Skeptical beekeepers
Bruno Petit, beekeeper at Miel Paris, raises several questions regarding this project.
“It’s a gadget for amateur beekeepers. No professional would be interested.” Bruno Petit, beekeeper
“The system doesn’t adapt to just any brand of hive,” Petit explains. “For example, Dadant, the most common brand in France, is not compatible.” Not to mention the fact that not all types of honey can be extracted in this way. “Only honey that is very liquid and cultivated in warm weather will flow properly,” he adds. “The spring harvest is a honey that crystallizes very quickly. If it’s a little cool, the honey will crystallize in the tube and block the system. This can’t work with heather honey, for example, or other very viscous types of honey.”
Petit is not the only skeptic. On one of the world’s major beekeeping forums, Beesource.com, opinions converge : from a professional standpoint, the system is uninteresting. “The harvest is the fastest and least technical part of the job,” Petit says. “The harvests and honey extraction take up about 3 % of the season’s total work time.”
Flow Hive uses the force of gravity to make the honey drip out of the honeycomb, while professionals use centrifuges that rotate several hundred times a minute. Even with this method, “It’s sometimes hard to extract the honey” Petit says. “In spring 2014, for example, the honey was so crystallized that we lost 15 % of the harvest. Using only the force of gravity, we would have lost even more.”
For (rich) amateurs…
Even if it is aimed exclusively at amateurs, the project is no less “horribly expensive”, according to a member of the Beesource.com forum. The hive costs a total of 600 dollars, when experienced amateurs confirm that they can set up a hive “for about 140 dollars”.
Flow Hive deceives those who are already dreaming of enormous farms of hives all connected by long tubes to a no less enormous container.
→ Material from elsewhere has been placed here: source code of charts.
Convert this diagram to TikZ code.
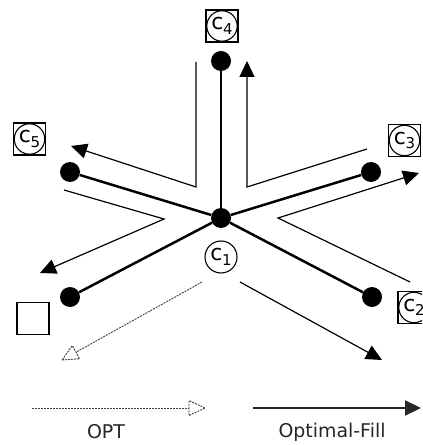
\documentclass[tikz,border=0pt]{standalone}
\usepackage{fontspec}
\setmainfont{DejaVu Sans}
\usetikzlibrary{arrows.meta,calc}
\newcommand\clab[1]{{\fontsize{22}{22}\selectfont c}\kern-0.5bp{\fontsize{15}{15}\selectfont\raisebox{-4.5bp}{#1}}}
\begin{document}
\begin{tikzpicture}[x=1bp,y=-1bp,
  dot/.style={circle,fill,minimum size=20bp,inner sep=0},
  tree/.style={line width=2.5bp},
  fillarrow/.style={line width=1.2bp,-{Triangle[length=16bp,width=15bp]}},
  opt/.style={line width=0.9bp,black!75,dash pattern=on 2bp off 1bp},
  lbox/.style={draw,line width=1.1bp,minimum size=32bp,inner sep=0,
    path picture={\draw[line width=1.1bp] (path picture bounding box.center) circle (15.2bp);}},
  ebox/.style={draw,line width=1.1bp,minimum size=32bp,inner sep=0},
  lcirc/.style={draw,circle,line width=1.1bp,minimum size=32bp,inner sep=0},
  legend/.style={font=\fontsize{19}{23}\selectfont,text=black!85}]
\clip (0,0) rectangle (422,445);
\fill[white] (0,0) rectangle (422,445);
% tree
\node[dot] (r) at (221,218) {};
\node[dot] (d4) at (221,61) {};
\node[dot] (d5) at (70,172) {};
\node[dot] (d3) at (371,172) {};
\node[dot] (d6) at (70,297) {};
\node[dot] (d2) at (372,297) {};
\foreach \d in {d4,d5,d3,d6,d2} \draw[tree] (r) -- (\d);
% labels
\node[lbox] (c4) at (222,26) {\clab{4}};
\node[lbox] (c5) at (29.5,139) {\clab{5}};
\node[lbox] (c3) at (404.5,140.5) {\clab{3}};
\node[lbox] (c2) at (414,307.5) {\clab{2}};
\node[ebox] (c6) at (33,318.5) {};
\node[lcirc] (c1) at (221,257) {\clab{1}};
% Optimal-Fill tour
\coordinate (a1) at (367,149);
\coordinate (a2) at (247,187);
\coordinate (a3) at (247,61);
\draw[fillarrow] (a1) -- (a2) -- (a3);
\coordinate (b1) at (196,62);
\coordinate (b2) at (196,187);
\coordinate (b3) at (71,146);
\draw[fillarrow] (b1) -- (b2) -- (b3);
\coordinate (e1) at (64,190);
\coordinate (e2) at (164,219);
\coordinate (e3) at (40,273);
\draw[fillarrow] (e1) -- (e2) -- (e3);
\coordinate (f1) at (410,282);
\coordinate (f2) at (278,218);
\coordinate (f3) at (419,173);
\draw[fillarrow] (f1) -- (f2) -- (f3);
\coordinate (g1) at (240,282);
\coordinate (g2) at (382,360);
\draw[fillarrow] (g1) -- (g2);
% OPT
\coordinate (o1) at (202,282);
\coordinate (o2) at (62,360);
\coordinate (ob) at ($(o2)!16bp!(o1)$);
\draw[opt] (o1) -- (ob);
\draw[opt] (o2) -- ($(ob)!7.5bp!90:(o2)$) -- ($(ob)!7.5bp!-90:(o2)$) -- cycle;
% legend
\coordinate (l1) at (32,408);
\coordinate (l2) at (205,408);
\coordinate (lb) at ($(l2)!16bp!(l1)$);
\draw[opt] (l1) -- (lb);
\draw[opt] (l2) -- ($(lb)!7.5bp!90:(l2)$) -- ($(lb)!7.5bp!-90:(l2)$) -- cycle;
\coordinate (m1) at (253,408);
\coordinate (m2) at (421,408);
\draw[line width=2bp,black!85,-{Triangle[length=16bp,width=15bp]}] (m1) -- (m2);
\node[legend] (t1) at (106,432) {OPT};
\node[legend] (t2) at (332,432) {Optimal-Fill};
\end{tikzpicture}
\end{document}
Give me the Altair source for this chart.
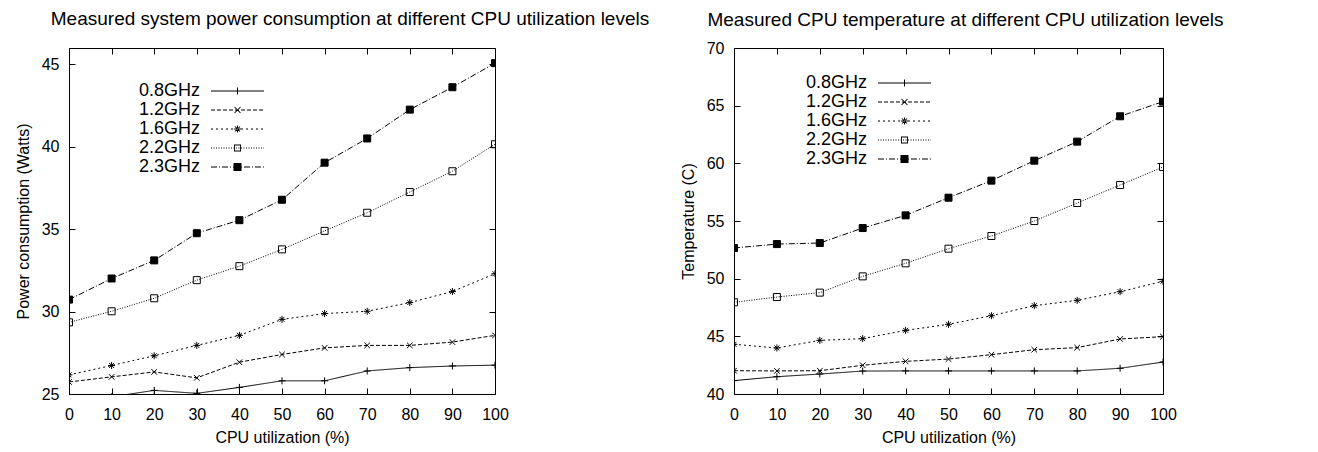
import altair as alt
import pandas as pd

# ---------------- data ----------------
UTIL = [0, 10, 20, 30, 40, 50, 60, 70, 80, 90, 100]
SERIES = ["0.8GHz", "1.2GHz", "1.6GHz", "2.2GHz", "2.3GHz"]

POWER_08 = [24.80, 24.83, 25.22, 25.04, 25.40, 25.80, 25.80, 26.40, 26.60, 26.70, 26.75]
POWER_12 = [25.73, 26.04, 26.34, 25.98, 26.93, 27.40, 27.80, 27.95, 27.95, 28.15, 28.56]
POWER_16 = [26.16, 26.73, 27.32, 27.95, 28.56, 29.53, 29.88, 30.02, 30.55, 31.22, 32.30]
POWER_22 = [29.35, 30.02, 30.81, 31.91, 32.76, 33.78, 34.90, 36.00, 37.26, 38.52, 40.16]
POWER_23 = [30.73, 32.01, 33.11, 34.76, 35.55, 36.79, 39.04, 40.51, 42.26, 43.62, 45.08]

TEMP_08 = [41.16, 41.50, 41.73, 41.99, 42.00, 42.00, 42.00, 42.00, 42.00, 42.23, 42.77]
TEMP_12 = [42.02, 42.00, 42.02, 42.49, 42.83, 43.03, 43.41, 43.84, 44.02, 44.77, 44.97]
TEMP_16 = [44.31, 43.99, 44.65, 44.80, 45.52, 46.04, 46.79, 47.66, 48.12, 48.87, 49.77]
TEMP_22 = [47.95, 48.41, 48.79, 50.20, 51.33, 52.60, 53.70, 55.00, 56.56, 58.12, 59.68]
TEMP_23 = [52.66, 53.00, 53.09, 54.39, 55.49, 57.02, 58.50, 60.23, 61.88, 64.08, 65.35]

X_TICKS = [0, 10, 20, 30, 40, 50, 60, 70, 80, 90, 100]
POWER_TICKS = [25, 30, 35, 40, 45]
TEMP_TICKS = [40, 45, 50, 55, 60, 65, 70]
POWER_DOMAIN = [25, 46]
TEMP_DOMAIN = [40, 70]

# ---------------- styles ----------------
FONT = "Liberation Sans"
DASHES = [[1, 0], [4, 2], [2, 3], [1, 1.5], [6, 2, 1, 2]]
MARKERS = [
    "M-1,0L1,0M0,-1L0,1",
    "M-0.8,-0.8L0.8,0.8M-0.8,0.8L0.8,-0.8",
    "M-1,0L1,0M0,-1L0,1M-0.7,-0.7L0.7,0.7M-0.7,0.7L0.7,-0.7",
    "square",
    "square",
]
FILLS = ["transparent", "transparent", "transparent", "transparent", "black"]
TICK = 6

# legend sample glyphs (drawn as filled outlines, in px, unit = 8 px),
# shifted right so the sample sits after the label, as in gnuplot keys
LEG_UNIT = 8.0
LEG_HALF = 26.5
LEG_SHIFT = 107.5


def _f(v):
    return f"{v / LEG_UNIT:.4f}"


def _p(x, y):
    return f"{_f(x + LEG_SHIFT)},{_f(y)}"


def _rect(x0, x1, y0, y1):
    return f"M{_p(x0, y0)}L{_p(x1, y0)}L{_p(x1, y1)}L{_p(x0, y1)}Z"


def _seg(x0, y0, x1, y1, t=0.5):
    dx, dy = x1 - x0, y1 - y0
    n = (dx * dx + dy * dy) ** 0.5
    px, py = -dy / n * t, dx / n * t
    return (f"M{_p(x0 + px, y0 + py)}L{_p(x1 + px, y1 + py)}"
            f"L{_p(x1 - px, y1 - py)}L{_p(x0 - px, y0 - py)}Z")


def _dash_line(pattern):
    out, x, i = [], -LEG_HALF, 0
    while x < LEG_HALF:
        step = pattern[i % len(pattern)]
        if i % 2 == 0 and step > 0:
            out.append(_rect(x, min(x + step, LEG_HALF), -0.5, 0.5))
        x += step
        i += 1
    return "".join(out)


def _legend_glyph(k):
    line = _rect(-LEG_HALF, LEG_HALF, -0.5, 0.5) if k == 0 else _dash_line(DASHES[k])
    if k == 0:
        mk = _rect(-0.5, 0.5, -3.5, 3.5)
    elif k == 1:
        mk = _seg(-3, -3, 3, 3) + _seg(-3, 3, 3, -3)
    elif k == 2:
        mk = (_rect(-3.5, 3.5, -0.5, 0.5) + _rect(-0.5, 0.5, -3.5, 3.5)
              + _seg(-2.5, -2.5, 2.5, 2.5) + _seg(-2.5, 2.5, 2.5, -2.5))
    elif k == 3:
        mk = (f"M{_p(-3.5, -3.5)}L{_p(3.5, -3.5)}L{_p(3.5, 3.5)}L{_p(-3.5, 3.5)}Z"
              f"M{_p(-2.6, -2.6)}L{_p(-2.6, 2.6)}L{_p(2.6, 2.6)}L{_p(2.6, -2.6)}Z")
    else:
        mk = _rect(-4, 4, -4, 4)
    return line + mk


LEGEND_SHAPES = [_legend_glyph(k) for k in range(len(SERIES))]


def long_df(cols):
    rows = []
    for name, vals in zip(SERIES, cols):
        for u, v in zip(UTIL, vals):
            rows.append({"util": u, "value": v, "series": name})
    return pd.DataFrame(rows)


def panel(df, title, title_dx, title_offset, ytitle, ydomain, yticks, w, h,
          leg_x, leg_y):
    xscale = alt.Scale(domain=[0, 100], nice=False, zero=False)
    yscale = alt.Scale(domain=ydomain, nice=False, zero=False)

    def xax(orient, main=False):
        if main:
            return alt.Axis(orient=orient, values=X_TICKS, ticks=False, tickSize=0,
                            domain=False, grid=False, labelFlush=False,
                            labelPadding=12, title="CPU utilization (%)",
                            titlePadding=7)
        return alt.Axis(orient=orient, values=X_TICKS, ticks=True, tickSize=TICK,
                        offset=-TICK, labels=False, domain=False, grid=False,
                        title=None)

    def yax(orient, main=False):
        if main:
            return alt.Axis(orient=orient, values=yticks, ticks=False, tickSize=0,
                            domain=False, grid=False, labelFlush=False,
                            labelPadding=10, title=ytitle, titlePadding=10)
        return alt.Axis(orient=orient, values=yticks, ticks=True, tickSize=TICK,
                        offset=-TICK, labels=False, domain=False, grid=False,
                        title=None)

    dash_scale = alt.Scale(domain=SERIES, range=DASHES)
    fill_scale = alt.Scale(domain=SERIES, range=FILLS)
    leg = alt.Legend(orient="none", legendX=leg_x, legendY=leg_y, title=None,
                     symbolSize=LEG_UNIT * LEG_UNIT * 4, symbolStrokeWidth=0,
                     symbolFillColor="black", symbolOpacity=1,
                     labelOffset=0, labelFontSize=18, labelFont=FONT,
                     labelColor="black", padding=0, rowPadding=1)

    base = alt.Chart(df)

    lines = base.mark_line(clip=True, strokeWidth=1, color="black").encode(
        x=alt.X("util:Q", scale=xscale, axis=xax("bottom", True)),
        y=alt.Y("value:Q", scale=yscale, axis=yax("left", True)),
        strokeDash=alt.StrokeDash("series:N", scale=dash_scale, legend=None),
    )

    points = base.mark_point(clip=True, size=49, strokeWidth=1, color="black",
                             opacity=1).encode(
        x=alt.X("util:Q", scale=xscale, axis=xax("bottom")),
        y=alt.Y("value:Q", scale=yscale, axis=yax("left")),
        shape=alt.Shape("series:N", scale=alt.Scale(domain=SERIES, range=MARKERS),
                        legend=None),
        fill=alt.Fill("series:N", scale=fill_scale, legend=None),
    )

    legend_layer = base.transform_filter("false").mark_point(
        filled=True, color="black", opacity=1).encode(
        x=alt.X("util:Q", scale=xscale, axis=xax("top")),
        y=alt.Y("value:Q", scale=yscale, axis=yax("right")),
        shape=alt.Shape("series:N",
                        scale=alt.Scale(domain=SERIES, range=LEGEND_SHAPES),
                        legend=leg),
    )

    return alt.layer(lines, points, legend_layer).resolve_scale(
        shape="independent"
    ).resolve_axis(x="independent", y="independent").properties(
        width=w, height=h,
        title=alt.TitleParams(title, fontSize=19, font=FONT, fontWeight="normal",
                              color="black", dx=title_dx, offset=title_offset,
                              frame="group"),
    )


left = panel(long_df([POWER_08, POWER_12, POWER_16, POWER_22, POWER_23]),
             "Measured system power consumption at different CPU utilization levels",
             68, 19, "Power consumption (Watts)", POWER_DOMAIN, POWER_TICKS,
             426, 346, 52, 34)
right = panel(long_df([TEMP_08, TEMP_12, TEMP_16, TEMP_22, TEMP_23]),
              "Measured CPU temperature at different CPU utilization levels",
              17, 10, "Temperature (C)", TEMP_DOMAIN, TEMP_TICKS,
              429, 346, 54, 26)

chart = alt.hconcat(left, right, spacing=239, bounds="flush").configure_view(
    stroke="black", strokeWidth=1
).configure_axis(
    labelFont=FONT, titleFont=FONT, labelFontSize=16, titleFontSize=16,
    labelColor="black", titleColor="black", titleFontWeight="normal",
    tickColor="black", tickWidth=1,
).properties(padding={"left": 6, "top": 1, "right": 5, "bottom": 5})

chart.save("out.html", embed_options={"renderer": "svg", "actions": False})
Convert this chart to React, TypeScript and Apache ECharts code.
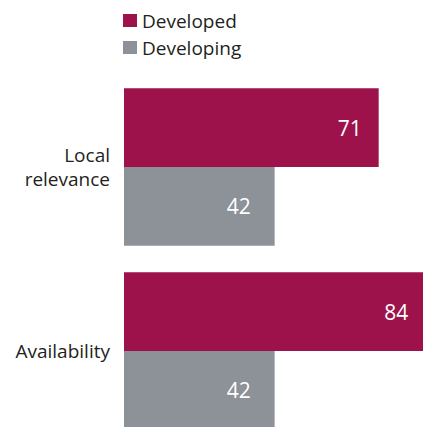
import React, { useEffect, useRef } from "react";
import * as echarts from "echarts";

const categories = ["Local relevance", "Availability"];
const developed = [71, 84];
const developing = [42, 42];
const seriesNames = ["Developed", "Developing"];

const FONT = "'Open Sans', 'Noto Sans', sans-serif";

export default function App() {
  const ref = useRef<HTMLDivElement>(null);
  useEffect(() => {
    if (!ref.current) return;
    const chart = echarts.init(ref.current, null, { renderer: "svg" });
    chart.setOption({
      animation: false,
      textStyle: { fontFamily: FONT },
      legend: {
        orient: "vertical",
        left: 118,
        top: 6,
        itemWidth: 14,
        itemHeight: 13,
        itemGap: 8,
        icon: "rect",
        textStyle: { fontSize: 19, color: "#231F20", fontFamily: FONT },
        data: seriesNames,
      },
      grid: { left: 124, top: 75, width: 358.7, height: 368, containLabel: false },
      xAxis: {
        type: "value",
        min: 0,
        max: 100,
        show: false,
      },
      yAxis: {
        type: "category",
        inverse: true,
        data: categories,
        axisLine: { show: false },
        axisTick: { show: false },
        splitLine: { show: false },
        axisLabel: {
          margin: 14,
          fontSize: 19,
          lineHeight: 24,
          color: "#231F20",
          fontFamily: FONT,
          align: "right",
          formatter: (v: string) => v.replace(" ", "\n"),
        },
      },
      series: [
        {
          name: seriesNames[0],
          type: "bar",
          data: developed,
          barGap: "0%",
          barCategoryGap: "14.5%",
          itemStyle: { color: "#9D124B" },
          label: {
            show: true,
            position: "insideRight",
            distance: 17,
            color: "#FFFFFF",
            fontSize: 21,
            fontFamily: FONT,
          },
        },
        {
          name: seriesNames[1],
          type: "bar",
          data: developing,
          barGap: "0%",
          barCategoryGap: "14.5%",
          itemStyle: { color: "#8D9198" },
          label: {
            show: true,
            position: "insideRight",
            distance: 24,
            color: "#FFFFFF",
            fontSize: 21,
            fontFamily: FONT,
          },
        },
      ],
    });
    return () => chart.dispose();
  }, []);
  return (
    <div
      style={{
        position: "fixed",
        left: 0,
        top: 0,
        width: 423,
        height: 427,
        overflow: "hidden",
        background: "#fff",
      }}
    >
      <div ref={ref} style={{ width: 500, height: 460 }} />
    </div>
  );
}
But the project delights many aspiring “backyarder” beekeepers. In any case, more than 7,700 funders have pre-ordered anywhere from a box to a few frames to the complete Full Flow Hive, seduced by the promise of an automatic dispenser of ready-to-eat honey (bees not included).
Some, however, are beginning to discover the reality of beekeeping through the Facebook group Flow Hive Beekeeping. Indeed, one day or another you’ll have to open up the hive to clean it before winter, treat the bees against pesticides, diseases and other parasites that ravage these buzzing insects worldwide.